Irak: le président menace de partir face à l’intransigeance des pro-Iran

Le président irakien a mis jeudi sa démission dans la balance, expliquant qu’il refusait de proposer au Parlement le nom du candidat des pro-Iran pour le poste de Premier ministre, aggravant un peu plus la crise politique.

Alors que la situation politique semble de plus en plus imprévisible, entre l’intransigeance des pro-Iran et celle des manifestants, le grand ayatollah Ali Sistani, dont les sermons ont été jusqu’ici décisifs –c’est après l’un d’eux que le Premier ministre a démissionné– a annoncé jeudi que son prêche n’évoquerait pas la situation politique ce vendredi.

Cette figure tutélaire de la politique dans le pays a déjà pris ses distances avec les politiciens conspués depuis trois mois par une révolte inédite parce que spontanée déjà marquée par près de 460 morts et 25.000 blessés.

Le dignitaire a annoncé qu’il ne jouait aucun rôle dans les négociations entre partis pour désigner un nouveau Premier ministre.

– "Assaad l’Iranien" –

Désormais, alors que le délai constitutionnel est dépassé depuis des jours, que l’impasse semble totale et que les candidats pressentis sont de moins en moins acceptables pour la rue, c’est le président de la République Barham Saleh qui s’est dit "prêt à démissionner" dans une lettre adressée au Parlement.

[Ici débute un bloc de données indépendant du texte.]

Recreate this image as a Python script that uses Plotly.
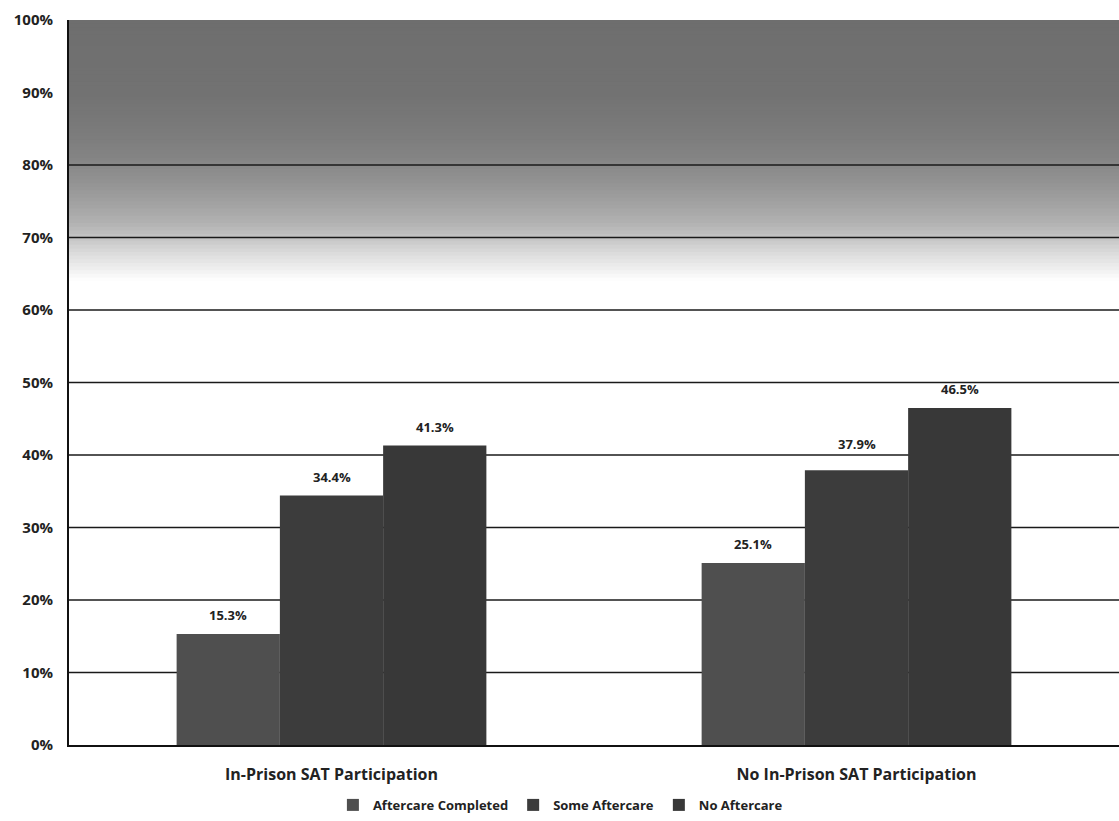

Ce Kurde issu d’un parti traditionnellement proche du voisin iranien mais qui depuis le début de la révolte fait de la résistance au beau milieu d’autorités qui se sont raidies face à la rue, affirme qu’il mettra sa menace à exécution si le camp pro-Iran s’entête.

La Constitution l’oblige à proposer au Parlement le candidat de la "plus grande coalition" au Parlement, titre que revendique la coalition emmenée par les paramilitaires pro-Iran –même si d’autres forces le lui disputent.

"Le président n’a constitutionnellement pas le droit de s’opposer (…) donc j’annonce ici que je suis prêt à démissionner devant le Parlement", affirme M. Saleh dans sa lettre.

Depuis que le Premier ministre Adel Abdel Mahdi a démissionné fin novembre, les pro-Iran poussaient pour que le ministre démissionnaire de l’Enseignement supérieur le remplace. Obligé d’abandonner un choix refusé avec vigueur par la rue et M. Saleh, ils ont désormais un nouvel homme: Assaad al-Aïdani.

Gouverneur de Bassora, l’homme s’était déjà illustré à l’été 2018 en descendant personnellement de son convoi pour s’en prendre à des manifestants dans sa cité pétrolière, la deuxième ville du pays.

"On ne veut pas d’Assaad l’Iranien", scandent les manifestants à Kout, ville du sud, tandis que sur la place Tahrir de Bagdad, d’immenses portraits de cet ancien opposant à Saddam Hussein, un temps réfugié en Iran puis détenu plusieurs années dans les geôles du dictateur, s’étalent, barrés d’une grande croix rouge.

Pour les protestataires, les "candidats des partis" sont d’emblée refusés. Eux veulent des indépendants et des technocrates qui n’ont pas été aux affaires au sein du système politique, installé en 2003 par les Américains et désormais noyauté par les Iraniens.

Depuis le 1er octobre, ils réclament une refonte totale du système de répartition des postes en fonction des ethnies et des confessions et le renouvellement d’une classe politique inchangée depuis 16 ans.

"Le gouvernement est l’otage des partis corrompus et des divisions confessionnelles", accuse ainsi Sattar Jabbar, manifestant de 25 ans à Nassiriya (sud).

"On poursuivra le mouvement malgré la répression des autorités et les hommes armés des milices", promet de son côté Ali Jihad, un autre protestataire à Nassiriya, où des manifestants ont une nouvelle fois brûlé le siège du gouvernorat.

A Diwaniya, également dans le sud, ils ont brûlé un nouveau QG d’une milice pro-Iran.

– Intimidations et blocages –

Partout dans le sud, de nombreux sièges de milices et de partis sont partis en fumée. Particulièrement ces derniers temps alors que plusieurs militants ont été assassinés, quasiment toujours par balles et généralement en pleine rue. Des dizaines d’autres ont été enlevés, souvent devant chez eux alors qu’ils rentraient de manifestations, parfois même à leur domicile.

Cette campagne, accuse l’ONU, est le fait de "milices" qui veulent faire taire une révolte menée principalement par des jeunes –qui constituent 60% de la population et exigent d’être représentés au sein d’autorités vieillissantes dont les dirigeants refusent de céder la place.

Signe de la colère des manifestants, à Bassora, Nassiriya ou Diwaniya, flammes et fumée noire ont plané toute la nuit sur les grands axes ou les ponts enjambant l’Euphrate, tandis qu’administrations et écoles sont toujours fermées.